◆ Directions for this task
Produce an exact copy of all the data below, dropping every image.

◆ Given information
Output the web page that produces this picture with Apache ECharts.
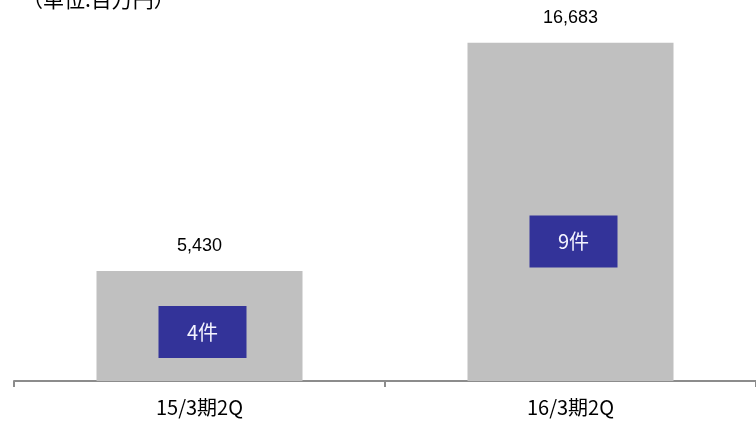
<!DOCTYPE html>
<html>
<head>
<meta charset="utf-8">
<script src="https://cdn.jsdelivr.net/npm/echarts@6/dist/echarts.min.js"></script>
<style>
html,body{margin:0;padding:0;background:#fff;}
#chart{width:756px;height:422px;}
</style>
</head>
<body>
<div id="chart"></div>
<script>
// Data
var categories = ['15/3期2Q', '16/3期2Q'];
var amounts = [5430, 16683];      // 百万円
var counts = [4, 9];              // 件数
var unitTitle = '（単位:百万円）';

// Layout: vertical anchor (in axis value units) of the count boxes
var BOX_ANCHOR = [2420, 6880];

var chart = echarts.init(document.getElementById('chart'), null, {renderer: 'canvas'});
var jp = '"Noto Sans CJK JP", "Noto Sans", sans-serif';
var latin = '"Liberation Sans", Arial, sans-serif';

chart.setOption({
  animation: false,
  backgroundColor: '#ffffff',
  title: {
    text: unitTitle,
    left: 17,
    top: -16,
    textStyle: {fontFamily: jp, fontSize: 21, fontWeight: 'normal', color: '#000'}
  },
  grid: {left: 14, right: -2, top: 16, bottom: 41, containLabel: false},
  xAxis: {
    type: 'category',
    data: categories,
    axisLine: {lineStyle: {color: '#8c8c8c', width: 2}},
    axisTick: {show: true, length: 6, lineStyle: {color: '#8c8c8c', width: 2}},
    axisLabel: {margin: 16, fontFamily: jp, fontSize: 20, color: '#000'}
  },
  yAxis: {
    type: 'value',
    min: 0,
    max: 18000,
    show: false,
    splitLine: {show: false}
  },
  series: [
    {
      type: 'bar',
      data: amounts,
      barWidth: 206,
      itemStyle: {color: '#c0c0c0'},
      label: {
        show: true,
        position: 'top',
        distance: 16,
        fontFamily: latin,
        fontSize: 18,
        color: '#000',
        formatter: function (p) { return p.value.toLocaleString('en-US'); }
      },
      z: 2
    },
    {
      type: 'scatter',
      data: categories.map(function (c, i) { return [c, BOX_ANCHOR[i], counts[i]]; }),
      symbol: 'rect',
      symbolSize: [88, 52],
      symbolOffset: [3, 0],
      itemStyle: {color: '#333399', opacity: 1},
      label: {
        show: true,
        position: 'inside',
        fontFamily: jp,
        fontSize: 20,
        color: '#f4f4ff',
        formatter: function (p) { return p.value[2] + '件'; }
      },
      z: 5
    }
  ]
});
</script>
</body>
</html>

◆ Worked answer
Output the web page that produces this picture with Apache ECharts.
<!DOCTYPE html>
<html>
<head>
<meta charset="utf-8">
<script src="https://cdn.jsdelivr.net/npm/echarts@6/dist/echarts.min.js"></script>
<style>
html,body{margin:0;padding:0;background:#fff;}
#chart{width:756px;height:422px;}
</style>
</head>
<body>
<div id="chart"></div>
<script>
// Data
var categories = ['15/3期2Q', '16/3期2Q'];
var amounts = [5430, 16683];      // 百万円
var counts = [4, 9];              // 件数
var unitTitle = '（単位:百万円）';

// Layout: vertical anchor (in axis value units) of the count boxes
var BOX_ANCHOR = [2420, 6880];

var chart = echarts.init(document.getElementById('chart'), null, {renderer: 'canvas'});
var jp = '"Noto Sans CJK JP", "Noto Sans", sans-serif';
var latin = '"Liberation Sans", Arial, sans-serif';

chart.setOption({
  animation: false,
  backgroundColor: '#ffffff',
  title: {
    text: unitTitle,
    left: 17,
    top: -16,
    textStyle: {fontFamily: jp, fontSize: 21, fontWeight: 'normal', color: '#000'}
  },
  grid: {left: 14, right: -2, top: 16, bottom: 41, containLabel: false},
  xAxis: {
    type: 'category',
    data: categories,
    axisLine: {lineStyle: {color: '#8c8c8c', width: 2}},
    axisTick: {show: true, length: 6, lineStyle: {color: '#8c8c8c', width: 2}},
    axisLabel: {margin: 16, fontFamily: jp, fontSize: 20, color: '#000'}
  },
  yAxis: {
    type: 'value',
    min: 0,
    max: 18000,
    show: false,
    splitLine: {show: false}
  },
  series: [
    {
      type: 'bar',
      data: amounts,
      barWidth: 206,
      itemStyle: {color: '#c0c0c0'},
      label: {
        show: true,
        position: 'top',
        distance: 16,
        fontFamily: latin,
        fontSize: 18,
        color: '#000',
        formatter: function (p) { return p.value.toLocaleString('en-US'); }
      },
      z: 2
    },
    {
      type: 'scatter',
      data: categories.map(function (c, i) { return [c, BOX_ANCHOR[i], counts[i]]; }),
      symbol: 'rect',
      symbolSize: [88, 52],
      symbolOffset: [3, 0],
      itemStyle: {color: '#333399', opacity: 1},
      label: {
        show: true,
        position: 'inside',
        fontFamily: jp,
        fontSize: 20,
        color: '#f4f4ff',
        formatter: function (p) { return p.value[2] + '件'; }
      },
      z: 5
    }
  ]
});
</script>
</body>
</html>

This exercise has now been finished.